| Data excerpt |
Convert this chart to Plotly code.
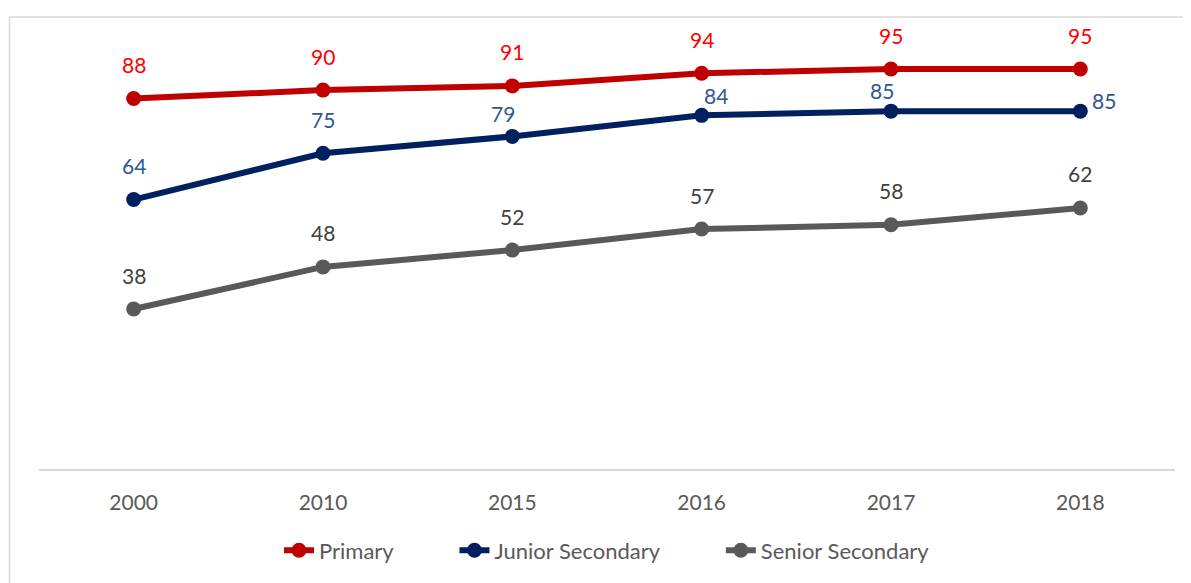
import plotly.graph_objects as go

years = ["2000", "2010", "2015", "2016", "2017", "2018"]
primary = [88, 90, 91, 94, 95, 95]
junior = [64, 75, 79, 84, 85, 85]
senior = [38, 48, 52, 57, 58, 62]

# label offsets (px) per point: (xshift, yshift)
primary_off = [(0, 34)] * 6
junior_off = [(0, 34), (0, 34), (-9, 23), (14, 20), (-9, 21), (24, 11)]
senior_off = [(0, 34)] * 6

series = [
    ("Primary", primary, "#C00000", "#FF0000", primary_off, 10),
    ("Junior Secondary", junior, "#002060", "#2F5597", junior_off, 10),
    ("Senior Secondary", senior, "#595959", "#404040", senior_off, 0),
]

FONT = "Lato, 'Open Sans', sans-serif"

fig = go.Figure()
annotations = []
for name, vals, lc, tc, offs, pad in series:
    fig.add_trace(go.Scatter(
        x=years, y=vals, name=name + "\u00a0" * pad, mode="lines+markers",
        line=dict(color=lc, width=6),
        marker=dict(color=lc, size=15),
    ))
    for i, (v, (dx, dy)) in enumerate(zip(vals, offs)):
        annotations.append(dict(
            x=i, y=v, xref="x", yref="y", text=str(v), showarrow=False,
            xshift=dx, yshift=dy,
            font=dict(family=FONT, size=21, color=tc),
            xanchor="center", yanchor="middle",
        ))

# page body adds an 8px margin, so the figure is shrunk by 8px
OFF = 8
L, R, T, B = 39 - OFF, 16, 48 - OFF, 111
W, H = 1191 - OFF, 583 - OFF
pw, ph = W - L - R, H - T - B

fig.update_layout(
    width=W, height=H,
    margin=dict(l=L, r=R, t=T, b=B, pad=0),
    paper_bgcolor="white", plot_bgcolor="white",
    font=dict(family=FONT, size=21, color="#595959"),
    showlegend=True,
    legend=dict(
        orientation="h", x=0.5, xanchor="center",
        y=(T + ph - (554 - OFF)) / ph, yanchor="middle",
        font=dict(family=FONT, size=22, color="#595959"),
        traceorder="normal",
    ),
    xaxis=dict(
        type="category", range=[-0.5, 5.5],
        showgrid=False, zeroline=False,
        showline=True, linecolor="#D9D9D9", linewidth=2,
        ticks="", ticklabelstandoff=14,
        tickfont=dict(family=FONT, size=21, color="#595959"),
        fixedrange=True,
    ),
    yaxis=dict(
        range=[0, 100], visible=False, showgrid=False, zeroline=False,
        fixedrange=True,
    ),
    annotations=annotations,
    shapes=[dict(
        type="rect", xref="paper", yref="paper",
        x0=(9.5 - OFF - L) / pw, x1=1.1,
        y0=(T + ph - (16.7 - OFF)) / ph, y1=-0.5,
        line=dict(color="#D9D9D9", width=1.5),
        fillcolor="rgba(0,0,0,0)", layer="below",
    )],
)

fig.write_html("out.html")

| Short exercise |
All of the material above needs to be restated exactly, with no pictures.

| Completed exercise |
Convert this chart to Plotly code.
import plotly.graph_objects as go

years = ["2000", "2010", "2015", "2016", "2017", "2018"]
primary = [88, 90, 91, 94, 95, 95]
junior = [64, 75, 79, 84, 85, 85]
senior = [38, 48, 52, 57, 58, 62]

# label offsets (px) per point: (xshift, yshift)
primary_off = [(0, 34)] * 6
junior_off = [(0, 34), (0, 34), (-9, 23), (14, 20), (-9, 21), (24, 11)]
senior_off = [(0, 34)] * 6

series = [
    ("Primary", primary, "#C00000", "#FF0000", primary_off, 10),
    ("Junior Secondary", junior, "#002060", "#2F5597", junior_off, 10),
    ("Senior Secondary", senior, "#595959", "#404040", senior_off, 0),
]

FONT = "Lato, 'Open Sans', sans-serif"

fig = go.Figure()
annotations = []
for name, vals, lc, tc, offs, pad in series:
    fig.add_trace(go.Scatter(
        x=years, y=vals, name=name + "\u00a0" * pad, mode="lines+markers",
        line=dict(color=lc, width=6),
        marker=dict(color=lc, size=15),
    ))
    for i, (v, (dx, dy)) in enumerate(zip(vals, offs)):
        annotations.append(dict(
            x=i, y=v, xref="x", yref="y", text=str(v), showarrow=False,
            xshift=dx, yshift=dy,
            font=dict(family=FONT, size=21, color=tc),
            xanchor="center", yanchor="middle",
        ))

# page body adds an 8px margin, so the figure is shrunk by 8px
OFF = 8
L, R, T, B = 39 - OFF, 16, 48 - OFF, 111
W, H = 1191 - OFF, 583 - OFF
pw, ph = W - L - R, H - T - B

fig.update_layout(
    width=W, height=H,
    margin=dict(l=L, r=R, t=T, b=B, pad=0),
    paper_bgcolor="white", plot_bgcolor="white",
    font=dict(family=FONT, size=21, color="#595959"),
    showlegend=True,
    legend=dict(
        orientation="h", x=0.5, xanchor="center",
        y=(T + ph - (554 - OFF)) / ph, yanchor="middle",
        font=dict(family=FONT, size=22, color="#595959"),
        traceorder="normal",
    ),
    xaxis=dict(
        type="category", range=[-0.5, 5.5],
        showgrid=False, zeroline=False,
        showline=True, linecolor="#D9D9D9", linewidth=2,
        ticks="", ticklabelstandoff=14,
        tickfont=dict(family=FONT, size=21, color="#595959"),
        fixedrange=True,
    ),
    yaxis=dict(
        range=[0, 100], visible=False, showgrid=False, zeroline=False,
        fixedrange=True,
    ),
    annotations=annotations,
    shapes=[dict(
        type="rect", xref="paper", yref="paper",
        x0=(9.5 - OFF - L) / pw, x1=1.1,
        y0=(T + ph - (16.7 - OFF)) / ph, y1=-0.5,
        line=dict(color="#D9D9D9", width=1.5),
        fillcolor="rgba(0,0,0,0)", layer="below",
    )],
)

fig.write_html("out.html")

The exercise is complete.